The debate over calling for further intervention in private businesses isn’t strictly a partisan one, according to Lopez.
“I think it’s true that conservatives and Libertarians tend to be more hands-off and liberals and populists tend to be more hands-on when it comes to antitrust bills,” he said. “An important line of division is also between big and small, which tends to coincide with incumbent versus challenger, the incumbent firm being the established one that’s been around for a while, and the challenger being the startup that wants a piece of the action. A lot of anti-trust comes down to attempting to give advantage to challengers by limiting incumbent firms.”

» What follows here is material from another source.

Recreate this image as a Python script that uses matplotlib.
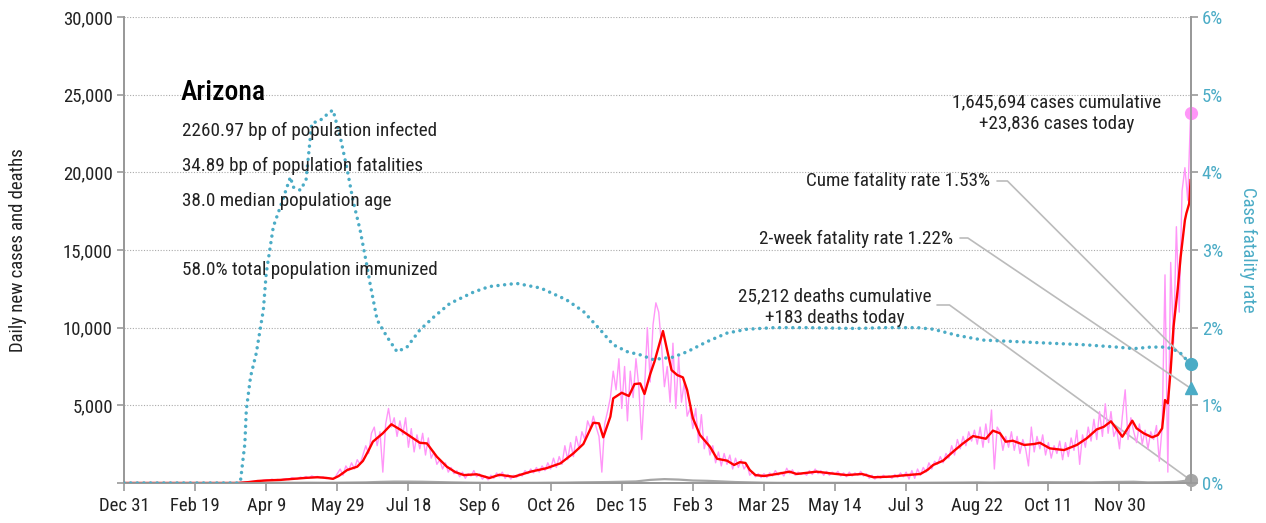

In fact, Cawthorn — a vehement advocate of small government — sees pending antitrust legislation as one of the ways the federal government can and should restrain the market’s free hand.
“No one has more access to the lives of private citizens than the big tech oligarchies that these bills seek to address,” he said. “Limited government principles do not run contrary to these bills, rather they support the notion that breaking up monopolies is one of the essential roles of government. Decades ago, Theodore Roosevelt saved our nation and our economy by breaking up oil and steel monopolies. Today, the greatest threat to our First Amendment resides in Silicone Valley. It is the duty of government, to address this threat, enable competition in the tech marketplace, and then withdraw from the free market.”
Although the bills will certainly change as they move in and out of committees and across chambers, the fact that all five have Democratic sponsors suggests that some of the key concepts mentioned in them will eventually become law.
“I certainly hope so,” said Cawthorn. “It says a lot that both Tucker Carlson and Biden’s newly appointed FTC Chair Lina Khan both agree on this issue. Our opponent in this fight is very clear: corporate greed, and the tasseled-loafer lobbyists that defend Silicone Valley’s chokehold on America’s digital privacy.”